Tour al Santuario de Monos takes guests to the spider monkey sanctuary, where the endangered little animals, who like to eat bananas while hanging from a tree by their tails, live in their natural habitat.
Capturar y Liberar Tortugas Marinas is a rodeo capture tour on a boat. Black turtles and hawksbills are captured, studied in the boat, and then released. On this tour, international volunteers from Iniciativa Carey del Pacifico Oriental (ICAPO), an organization that works on recovery of severely endangered hawksbill turtles in the Eastern Pacific, accompanied us. Two turtles delivered to our boat were measured with a flexible tape and tagged for further tracing.
Our boat stopped by one of the picturesque islands, La Pirraya, which has a thriving fishermen community living off the sea and welcoming tourists for a catch-of-the-day lunch on the water—and maybe a swim in the temperate bay.
For a hands-on activity in the country of many crafts, we had an indigo workshop on a Los Nacimientos plantation owned and operated by Rhina Rehman, a strikingly young-looking woman of 70 who said she had to live to be 100 years old to fulfill all her business plans.
Indigo is a native plant known to the Maya, who used the beautiful blue dye for their clay pottery and early fabrics. Before the Spanish invasion, Amerindians wore indigo-dyed clothes. With the invention of artificial dyes in the mid-19th century, the indigo production subsided, but the world-famous Levy Strauss jeans were still dyed with Salvadoran indigo.
The blue dye comes from the leaves of an indigo plant fermented in water. At Los Nacimientos, 1600 pounds of leaves ferment for 16 hours in a 600-gallon cement tank. The liquid is transported to the next tank for 21-hour sedimentation, followed by a thorough filtration process. Then the sediment is heat up to a certain degree and dried in the sun in metal trays for up to 10 days. The resulting powder amounts to up to about two kilograms and is ready to use.
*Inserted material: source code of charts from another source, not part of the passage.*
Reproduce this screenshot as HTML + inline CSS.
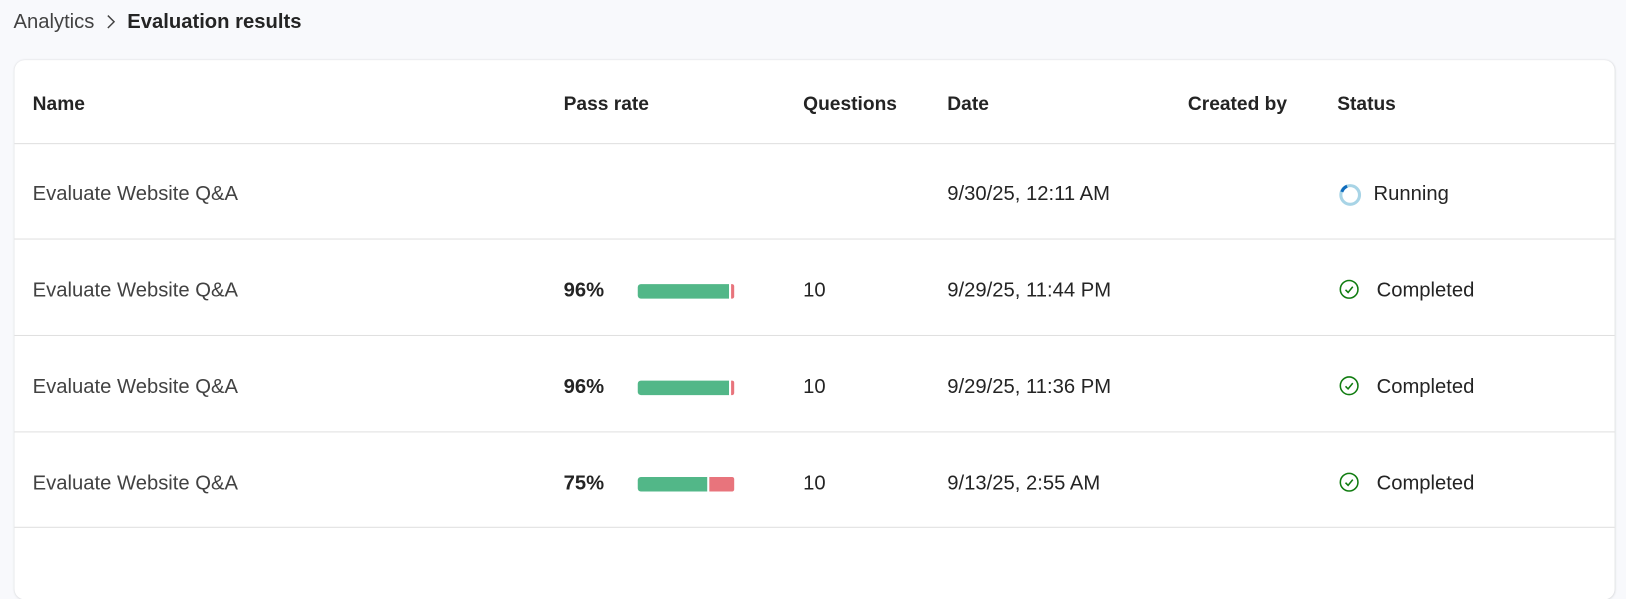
<!DOCTYPE html>
<html><head><style>
body{margin:0;width:1626px;height:531px;background:#f8f9fc;font-family:"Liberation Sans",sans-serif;color:#242424;overflow:hidden;position:relative}
.w{position:absolute;left:0;top:0;width:1568px;height:520px;transform:scale(1.037);transform-origin:0 0}
.bc{position:absolute;top:10px;left:13px;font-size:19.5px}
.bc .a{color:#424242}
.bc b{font-weight:bold;color:#242424}
.card{position:absolute;left:13.5px;top:58px;width:1543px;height:520px;background:#fff;border-radius:10px;box-shadow:0 0 2px rgba(0,0,0,.12),0 1px 3px rgba(0,0,0,.06)}
.row{position:absolute;left:0;width:1543px;border-bottom:1px solid #e0e0e0}
.t{position:absolute;font-size:19.5px;white-space:nowrap}
.h{font-weight:bold;font-size:18.5px}
.bar{position:absolute;left:601px;height:14px;width:93px}
.g{position:absolute;left:0;top:0;height:14px;background:#52b788;border-radius:3px 0 0 3px}
.r{position:absolute;top:0;height:14px;background:#e8747c;border-radius:0 2px 2px 0}
</style></head><body>
<div class="w">
<div class="bc"><span class="a">Analytics</span>&nbsp;&nbsp;<svg width="10" height="14" style="vertical-align:-1px"><path d="M2 1 L8 7 L2 13" fill="none" stroke="#424242" stroke-width="1.4"/></svg>&nbsp;&nbsp;<b>Evaluation results</b></div>
<div class="card">
<div class="row" style="top:0;height:80px">
<div class="t h" style="left:18px;top:31px">Name</div>
<div class="t h" style="left:530px;top:31px">Pass rate</div>
<div class="t h" style="left:761px;top:31px">Questions</div>
<div class="t h" style="left:900px;top:31px">Date</div>
<div class="t h" style="left:1132px;top:31px">Created by</div>
<div class="t h" style="left:1276px;top:31px">Status</div>
</div>
<div class="row" style="top:80px;height:92px">
<div class="t" style="left:18px;top:38px;color:#424242">Evaluate Website Q&amp;A</div>
<div class="t" style="left:900px;top:38px">9/30/25, 12:11 AM</div>
<svg style="position:absolute;left:1277px;top:39px" width="22" height="22"><circle cx="11" cy="11" r="9" fill="none" stroke="#a8d4e6" stroke-width="3"/><path d="M3 8 A9 9 0 0 1 8 2.5" fill="none" stroke="#0f6cbd" stroke-width="3"/></svg>
<div class="t" style="left:1311px;top:38px">Running</div>
</div>
<div class="row" style="top:173px;height:92px">
<div class="t" style="left:18px;top:38px;color:#424242">Evaluate Website Q&amp;A</div>
<div class="t" style="left:530px;top:38px;font-weight:bold">96%</div>
<div class="bar" style="top:43px"><div class="g" style="width:88px"></div><div class="r" style="left:90px;width:3px"></div></div>
<div class="t" style="left:761px;top:38px">10</div>
<div class="t" style="left:900px;top:38px">9/29/25, 11:44 PM</div>
<svg style="position:absolute;left:1277px;top:38px" width="22" height="22"><circle cx="10" cy="10" r="8.5" fill="none" stroke="#107c10" stroke-width="1.5"/><path d="M6.5 10.5 L9 13 L13.5 7.5" fill="none" stroke="#107c10" stroke-width="1.5"/></svg>
<div class="t" style="left:1314px;top:38px">Completed</div>
</div>
<div class="row" style="top:266px;height:92px">
<div class="t" style="left:18px;top:38px;color:#424242">Evaluate Website Q&amp;A</div>
<div class="t" style="left:530px;top:38px;font-weight:bold">96%</div>
<div class="bar" style="top:43px"><div class="g" style="width:88px"></div><div class="r" style="left:90px;width:3px"></div></div>
<div class="t" style="left:761px;top:38px">10</div>
<div class="t" style="left:900px;top:38px">9/29/25, 11:36 PM</div>
<svg style="position:absolute;left:1277px;top:38px" width="22" height="22"><circle cx="10" cy="10" r="8.5" fill="none" stroke="#107c10" stroke-width="1.5"/><path d="M6.5 10.5 L9 13 L13.5 7.5" fill="none" stroke="#107c10" stroke-width="1.5"/></svg>
<div class="t" style="left:1314px;top:38px">Completed</div>
</div>
<div class="row" style="top:358px;height:92px">
<div class="t" style="left:18px;top:39px;color:#424242">Evaluate Website Q&amp;A</div>
<div class="t" style="left:530px;top:39px;font-weight:bold">75%</div>
<div class="bar" style="top:44px"><div class="g" style="width:67px"></div><div class="r" style="left:69px;width:24px"></div></div>
<div class="t" style="left:761px;top:39px">10</div>
<div class="t" style="left:900px;top:39px">9/13/25, 2:55 AM</div>
<svg style="position:absolute;left:1277px;top:39px" width="22" height="22"><circle cx="10" cy="10" r="8.5" fill="none" stroke="#107c10" stroke-width="1.5"/><path d="M6.5 10.5 L9 13 L13.5 7.5" fill="none" stroke="#107c10" stroke-width="1.5"/></svg>
<div class="t" style="left:1314px;top:39px">Completed</div>
</div>
</div>
</div>
</body></html>
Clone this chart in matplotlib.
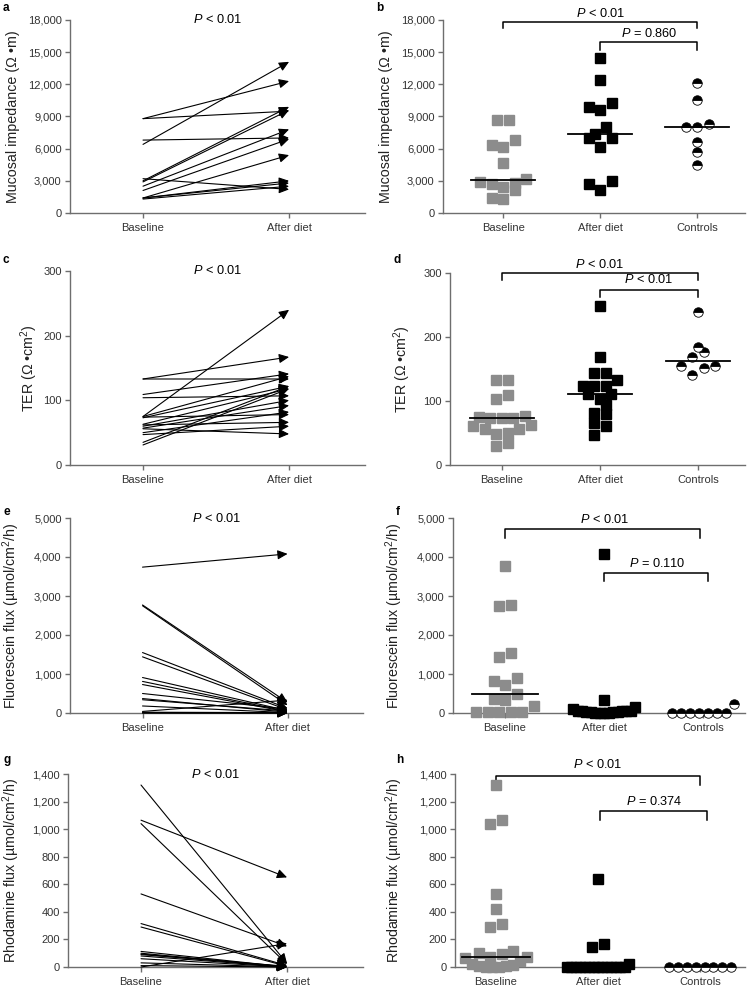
"""
Mucosal barrier measures at baseline, after diet and in controls"""

import numpy as np
import matplotlib.pyplot as plt
from matplotlib.ticker import FuncFormatter

plt.rcParams['font.family'] = ['Liberation Sans', 'DejaVu Sans']
plt.rcParams['mathtext.fontset'] = 'custom'
plt.rcParams['mathtext.rm'] = 'Liberation Sans'
plt.rcParams['mathtext.it'] = 'Liberation Sans:italic'

W, H = 747, 990
GRAY = '#6e6e6e'
SQ_GRAY = '#8c8c8c'

PAIR_CATS = ['Baseline', 'After diet']
GROUP_CATS = ['Baseline', 'After diet', 'Controls']

# a / b: mucosal impedance
imp_pair_base = [8800, 8800, 6400, 6800, 3000, 2900, 2500, 2100, 1400, 3200, 1400, 1400, 1300]
imp_pair_after = [12300, 9500, 14100, 7000, 9900, 9600, 7800, 6900, 5400, 2200, 3000, 2800, 2500]
imp_base = [8700, 8700, 6300, 6200, 6800, 4700, 2700, 2900, 2800, 3200, 2100, 2400, 1300, 1400]
imp_after = [14500, 12400, 10300, 9900, 9600, 8000, 7400, 7000, 7000, 6200, 3000, 2700, 2100]
imp_ctrl = [12100, 10550, 8300, 8050, 8050, 6650, 5650, 4500]

# c / d: TER
ter_pair_base = [75, 133, 133, 109, 104, 75, 73, 63, 60, 57, 50, 47, 35, 31, 74, 62, 56]
ter_pair_after = [240, 167, 133, 141, 107, 137, 122, 118, 100, 92, 82, 60, 122, 118, 78, 66, 48]
ter_base = [133, 133, 109, 103, 77, 74, 73, 74, 75, 62, 57, 49, 50, 56, 61, 30, 34]
ter_after = [248, 168, 143, 143, 133, 124, 124, 124, 111, 111, 103, 93, 79, 82, 65, 61, 47]
ter_ctrl = [239, 185, 177, 169, 155, 155, 152, 140]

# e / f: fluorescein flux
flu_pair_base = [3740, 2770, 2750, 1550, 1440, 910, 810, 730, 500, 370, 340, 180, 40, 20, 10, 5, 0]
flu_pair_after = [4080, 270, 200, 120, 80, 60, 40, 30, 100, 20, 50, 10, 330, 10, 5, 0, 0]
flu_base = [3760, 2750, 2770, 1550, 1440, 910, 730, 810, 500, 370, 340, 180, 20, 20, 20, 20, 20]
flu_after = [4080, 330, 150, 110, 60, 50, 50, 40, 40, 30, 30, 20, 20, 10, 10, 5, 0]
flu_ctrl = [0, 0, 0, 0, 0, 0, 0, 240]

# g / h: rhodamine flux
rho_pair_base = [1320, 1065, 1040, 530, 315, 290, 113, 100, 94, 90, 80, 60, 30, 10, 0]
rho_pair_after = [25, 650, 20, 150, 10, 5, 0, 0, 0, 5, 0, 0, 0, 0, 170]
rho_base = [1320, 1065, 1040, 530, 420, 315, 290, 113, 100, 94, 70,
            75, 65, 40, 25, 15, 10, 5, 0, 0, 0]
rho_after = [640, 167, 145, 22, 0, 0, 0, 0, 0, 0, 0, 0, 0, 0, 0, 0, 0, 0]
rho_ctrl = [0, 0, 0, 0, 0, 0, 0, 0]

fig = plt.figure(figsize=(W / 100, H / 100), dpi=100)


def box(l, t, r, b):
    return fig.add_axes([l / W, 1 - b / H, (r - l) / W, (b - t) / H])


def style(ax, ymax, step, xlim, cats, ylabel, label_x, letter, letter_xy):
    ax.set_ylim(0, ymax)
    ax.set_yticks(np.arange(0, ymax + 1, step))
    ax.yaxis.set_major_formatter(FuncFormatter(lambda v, p: f'{v:,.0f}'))
    ax.set_xlim(*xlim)
    ax.set_xticks(range(len(cats)))
    ax.set_xticklabels(cats)
    for s in ['top', 'right']:
        ax.spines[s].set_visible(False)
    for s in ['left', 'bottom']:
        ax.spines[s].set_color(GRAY)
        ax.spines[s].set_linewidth(1.0)
    ax.tick_params(colors=GRAY, labelcolor='#333333', labelsize=8,
                   length=3.5, width=1.0, pad=2.5)
    ax.tick_params(axis='x', pad=4)
    ax.set_ylabel(ylabel, fontsize=10.3, color='#222222')
    pos = ax.get_position()
    ax.yaxis.set_label_coords((label_x / W - pos.x0) / pos.width, 0.5)
    fig.text(letter_xy[0] / W, 1 - letter_xy[1] / H, letter, fontsize=8.5,
             fontweight='bold', va='center', ha='left')


def paired(ax, base, after):
    for b0, a0 in zip(base, after):
        ax.annotate('', xy=(1, a0), xytext=(0, b0), annotation_clip=False,
                    arrowprops=dict(arrowstyle='-|>,head_length=0.6,head_width=0.28',
                                    mutation_scale=10, lw=0.8, color='black',
                                    shrinkA=0, shrinkB=0))
    ax.text(0.5, 1.0, '$P$ < 0.01', transform=ax.transAxes, ha='center',
            va='center', fontsize=9.2)


def row_offsets(vals, ppu_y, ppu_x, step=11.5, half=31, bin_px=10):
    v = np.asarray(vals, float)
    order = np.argsort(v, kind='stable')
    offs = np.zeros(len(v))
    rows, cur = [], [order[0]]
    for k in order[1:]:
        if (v[k] - v[cur[0]]) * ppu_y > bin_px:
            rows.append(cur)
            cur = [k]
        else:
            cur.append(k)
    rows.append(cur)
    for r in rows:
        n = len(r)
        if n == 1:
            continue
        s = min(step, 2 * half / (n - 1))
        pos = (np.arange(n) - (n - 1) / 2) * s
        pos = sorted(pos, key=lambda p: (-abs(p), -p))
        idx = sorted(r, key=lambda k: -v[k])
        for j, k in enumerate(idx):
            offs[k] = pos[j]
    return offs / ppu_x


def groups(ax, data, ppu_y, ppu_x, show_med=(True, True, True)):
    styles = [dict(marker='s', ms=7.6, mfc=SQ_GRAY, mec=SQ_GRAY),
              dict(marker='s', ms=7.6, mfc='black', mec='black'),
              dict(marker='o', ms=6.8, fillstyle='top', mfc='black',
                   mfcalt='white', mec='black', mew=0.6)]
    for i, (vals, st, sm) in enumerate(zip(data, styles, show_med)):
        offs = row_offsets(vals, ppu_y, ppu_x)
        ax.plot(i + offs, vals, ls='none', clip_on=False, zorder=3, **st)
        if sm:
            med = np.median(vals)
            ax.plot([i - 0.33, i + 0.33], [med, med], color='black', lw=1.3,
                    zorder=4, clip_on=False)


def bracket(ax, x0, x1, y, drop, text, tx, ty):
    ax.plot([x0, x0, x1, x1], [y - drop, y, y, y - drop], color='black',
            lw=1.1, clip_on=False)
    ax.text(tx, ty, text, ha='center', va='center', fontsize=9.2)


# a
ax = box(70, 20, 365, 213)
paired(ax, imp_pair_base, imp_pair_after)
style(ax, 18000, 3000, (-0.5, 1.52), PAIR_CATS, 'Mucosal impedance (Ω •m)', 20, 'a', (3, 8))

# b
ax = box(443, 20, 745, 213)
groups(ax, [imp_base, imp_after, imp_ctrl], 193 / 18000, 97)
style(ax, 18000, 3000, (-0.62, 2.49), GROUP_CATS, 'Mucosal impedance (Ω •m)', 393, 'b', (376, 8))
bracket(ax, 0, 2, 17850, 620, '$P$ < 0.01', 1, 18650)
bracket(ax, 1, 2, 15980, 780, '$P$ = 0.860', 1.5, 16780)

# c
ax = box(70, 271, 365, 465)
paired(ax, ter_pair_base, ter_pair_after)
style(ax, 300, 100, (-0.5, 1.52), PAIR_CATS, 'TER (Ω •cm$^2$)', 40, 'c', (3, 260))

# d
ax = box(450, 273, 745, 465)
groups(ax, [ter_base, ter_after, ter_ctrl], 192 / 300, 98)
style(ax, 300, 100, (-0.53, 2.48), GROUP_CATS, 'TER (Ω •cm$^2$)', 413, 'd', (393, 260))
bracket(ax, 0, 2, 300, 11, '$P$ < 0.01', 1, 314)
bracket(ax, 1, 2, 274, 11, '$P$ < 0.01', 1.5, 290)

# e
ax = box(70, 518, 363, 713)
paired(ax, flu_pair_base, flu_pair_after)
style(ax, 5000, 1000, (-0.5, 1.52), PAIR_CATS, 'Fluorescein flux (µmol/cm$^2$/h)', 22, 'e', (4, 512))

# f
ax = box(453, 518, 745, 713)
groups(ax, [flu_base, flu_after, flu_ctrl], 195 / 5000, 99, (True, False, False))
style(ax, 5000, 1000, (-0.525, 2.42), GROUP_CATS, 'Fluorescein flux (µmol/cm$^2$/h)', 405, 'f', (396, 512))
bracket(ax, 0, 1.97, 4717, 230, '$P$ < 0.01', 1, 4950)
bracket(ax, 1, 2.05, 3585, 190, '$P$ = 0.110', 1.53, 3830)

# g
ax = box(68, 774, 363, 967)
paired(ax, rho_pair_base, rho_pair_after)
style(ax, 1400, 200, (-0.5, 1.52), PAIR_CATS, 'Rhodamine flux (µmol/cm$^2$/h)', 22, 'g', (4, 760))

# h
ax = box(455, 774, 745, 967)
groups(ax, [rho_base, rho_after, rho_ctrl], 193 / 1400, 102, (True, False, False))
style(ax, 1400, 200, (-0.40, 2.44), GROUP_CATS, 'Rhodamine flux (µmol/cm$^2$/h)', 405, 'h', (396, 760))
bracket(ax, 0, 2.0, 1389, 68, '$P$ < 0.01', 1.0, 1470)
bracket(ax, 1.02, 2.07, 1133, 65, '$P$ = 0.374', 1.55, 1200)

plt.savefig('out.png', dpi=100)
Wearing rubber gloves, we held our newly tie-dyed scarves and T-shirts in buckets of dark blue liquid then repeatedly rinsed, aired, and dried our wonderful wearable souvenirs.
More pupusas were consumed on our way to the coastal city of La Libertad, which has a renovated shoreline, open-air restaurants, and a spectacular fish market on a long pier.
Then there was Suchitoto, a quaint and clean little historic town in the very heart of El Salvador. Meaning a “flower bird” in the Nahuatl language, Suchitoto is located in the northern part of the country on the banks of the dreamy Lago Suchitlán. This beautiful colonial town, declared the cultural capital of El Salvador for its bustling arts and crafts scene, welcomed us with the kindness of its inhabitants. We tried some cheese and loroco pupusas prepared on a stove outside Portal el Buen Sabor restaurant, did some souvenir shopping at the many craft boutiques around the main square, and walked in a park with a fountain where the locals were sitting on benches talking, reading books, or rocking baby strollers.
We spent the night at the artfully decorated Hotel Los Almendros de San Lorenzo, owned and operated by a couple of distinguished gentlemen, Pascal Lebailly and Joaquin Rodezno. (The latter was formerly the Ambassador of El Salvador in Belgium.)
Did we feel safe traveling El Salvador? Oh yes, we did. Two brave officers of the government tourist police Politur accompanied our van throughout the entire trip (not that we ever were in any danger). The 400 members of Policia de Turismo are educated in English, first aid, and 19 tourist routes implemented by the Ministry of Tourism to promote the history and culture of El Salvador. Among the Rutas Turisticas that crisscross the entire country are Ruta Arqueológica, Ruta Artesanal, Ruta Sol y Playa, Ruta de La Paz, Ruta Boquerón, Ruta Nahuat Pipil, and Ruta de las Flores.